Die Studie analysierte die Versorgungsdaten von über 12.000 Patienten. Dabei wurde deutlich: Der Anteil derjenigen, die gleich zu Beginn mit einer hochwirksamen Therapie behandelt werden, ist in den letzten Jahren deutlich gestiegen. Besonders häufig wurde dieser Ansatz bei jüngeren Patienten und bei solchen mit hoher Krankheitsaktivität gewählt. Therapien wie Natalizumab, Anti-CD20-Antikörper und S1P-Modulatoren kommen in der Frühbehandlung inzwischen wesentlich häufiger zum Einsatz als noch vor wenigen Jahren.

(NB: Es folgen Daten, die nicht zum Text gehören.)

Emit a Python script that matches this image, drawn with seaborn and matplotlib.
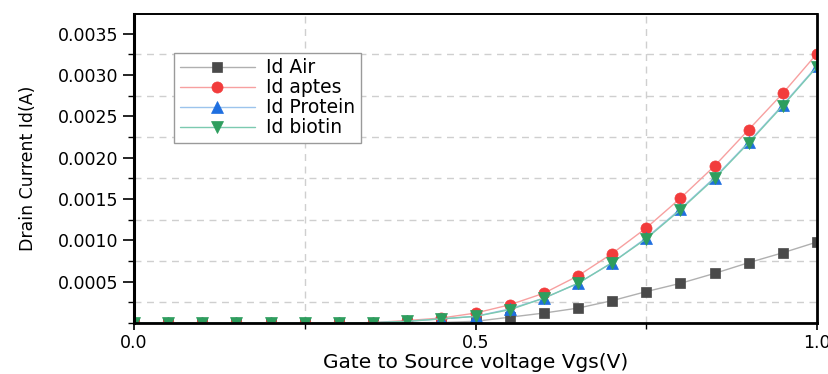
import numpy as np
import pandas as pd
import matplotlib
matplotlib.use("Agg")
import matplotlib.pyplot as plt
from matplotlib.ticker import MultipleLocator, FormatStrFormatter
import seaborn as sns

vgs = [0.0, 0.05, 0.10, 0.15, 0.20, 0.25, 0.30, 0.35, 0.40, 0.45, 0.50,
       0.55, 0.60, 0.65, 0.70, 0.75, 0.80, 0.85, 0.90, 0.95, 1.00]
id_air = [0, 0, 0, 0, 0, 0, 0, 0, 0.000002, 0.000006, 0.00002,
          0.00007, 0.00012, 0.00018, 0.00027, 0.00038, 0.00048, 0.00060, 0.00073, 0.00085, 0.00098]
id_aptes = [0, 0, 0, 0, 0, 0, 0, 0.000005, 0.00003, 0.00006, 0.00012,
            0.00022, 0.00036, 0.00057, 0.00084, 0.00115, 0.00151, 0.00190, 0.00234, 0.00278, 0.00326]
id_protein = [0, 0, 0, 0, 0, 0, 0, 0.000004, 0.00002, 0.00005, 0.00008,
              0.00017, 0.00030, 0.00048, 0.00073, 0.00103, 0.00138, 0.00176, 0.00219, 0.00264, 0.00311]
id_biotin = [0, 0, 0, 0, 0, 0, 0, 0.000004, 0.00002, 0.00005, 0.00008,
             0.00016, 0.00030, 0.00048, 0.00073, 0.00102, 0.00137, 0.00175, 0.00218, 0.00263, 0.00310]
labels = ["Id Air", "Id aptes", "Id Protein", "Id biotin"]

sns.set_theme(style="ticks")
plt.rcParams['font.family'] = ['DejaVu Sans']
plt.rcParams['text.color'] = 'black'
plt.rcParams['axes.labelcolor'] = 'black'
plt.rcParams['xtick.color'] = 'black'
plt.rcParams['ytick.color'] = 'black'

df = pd.DataFrame({"Vgs": vgs, labels[0]: id_air, labels[1]: id_aptes,
                   labels[2]: id_protein, labels[3]: id_biotin})

fig = plt.figure(figsize=(8.29, 3.74), dpi=100)
ax = fig.add_axes([0.1617, 0.1364, 0.8238, 0.8262])

styles = [
    dict(line="#b0b0b0", mfc="#4a4a4a", marker="s", ms=7),
    dict(line="#f7a0a0", mfc="#f23c3c", marker="o", ms=8),
    dict(line="#9cc4ec", mfc="#1f6fe0", marker="^", ms=8),
    dict(line="#7ccab0", mfc="#2e9e5e", marker="v", ms=8),
]
for lab, st in zip(labels, styles):
    sns.lineplot(data=df, x="Vgs", y=lab, ax=ax, color=st["line"], lw=1.0,
                 marker=st["marker"], markersize=st["ms"],
                 markerfacecolor=st["mfc"], markeredgecolor=st["mfc"],
                 markeredgewidth=0.5, label=lab, clip_on=True, zorder=3)

ax.set_xlim(0, 1.0)
ax.set_ylim(0, 0.00374)
ax.xaxis.set_major_locator(MultipleLocator(0.5))
ax.xaxis.set_minor_locator(MultipleLocator(0.25))
ax.yaxis.set_major_locator(MultipleLocator(0.0005))
ax.yaxis.set_minor_locator(MultipleLocator(0.00025))
ax.xaxis.set_major_formatter(FormatStrFormatter("%.1f"))
ax.yaxis.set_major_formatter(FormatStrFormatter("%.4f"))
ax.set_yticks([0.0005, 0.0010, 0.0015, 0.0020, 0.0025, 0.0030, 0.0035])

ax.grid(False)
ax.grid(which="minor", axis="both", color="#cfcfcf", linestyle=(0, (5, 4)), lw=1.0)

for side in ["left", "bottom", "right", "top"]:
    ax.spines[side].set_visible(True)
    ax.spines[side].set_color("black")
    ax.spines[side].set_zorder(5)
ax.spines["left"].set_linewidth(2.2)
ax.spines["bottom"].set_linewidth(2.0)
ax.spines["right"].set_linewidth(2.0)
ax.spines["top"].set_linewidth(1.4)

ax.tick_params(axis="both", which="major", direction="out", length=8, width=1.2,
               labelsize=12.5, colors="black", pad=3)
ax.tick_params(axis="both", which="minor", direction="out", length=4, width=1.0)
ax.tick_params(axis="x", which="major", length=5)

ax.set_xlabel("Gate to Source voltage Vgs(V)", fontsize=14.5, labelpad=1)
ax.set_ylabel("Drain Current Id(A)", fontsize=12.5,
              family=["DejaVu Sans Condensed", "Liberation Sans Narrow", "DejaVu Sans"],
              labelpad=15)

leg = ax.legend(loc="upper left", bbox_to_anchor=(0.045, 0.905), fontsize=13.5,
                frameon=True, fancybox=False, edgecolor="#9a9a9a", framealpha=1,
                handlelength=4.0, labelspacing=0.05, borderpad=0.3,
                handletextpad=0.6)
leg.get_frame().set_linewidth(1.0)

fig.savefig("out.png", dpi=100)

Dieser Wandel spiegelt ein wachsendes Vertrauen in den sogenannten „Early High-Efficacy“-Ansatz wider. Ziel ist es, frühzeitig in den Krankheitsverlauf einzugreifen, um die entzündliche Aktivität effektiv zu kontrollieren und langfristige Schäden im zentralen Nervensystem zu vermeiden. Internationale Leitlinien und Fachgesellschaften diskutieren diesen Ansatz zunehmend als neue Standardstrategie bei aktiver MS.
Allerdings bleiben einige Fragen offen. Die Studie weist darauf hin, dass Langzeitdaten zur Sicherheit und Wirksamkeit hochwirksamer Therapien bei frühzeitiger Anwendung in der Breite bislang noch fehlen. Auch individuelle Faktoren wie Alter, Komorbiditäten, Familienplanung und Therapietreue spielen weiterhin eine entscheidende Rolle bei der Auswahl der geeigneten Behandlung.
Fazit:
Die Therapieeinleitung bei Multipler Sklerose befindet sich im Wandel. Hochwirksame Medikamente kommen immer häufiger bereits zu Beginn der Erkrankung zum Einsatz – mit dem Ziel, die Krankheitsprogression frühzeitig aufzuhalten. Ob sich dieser Strategiewechsel langfristig in besseren klinischen Verläufen niederschlägt, werden zukünftige Studien zeigen müssen.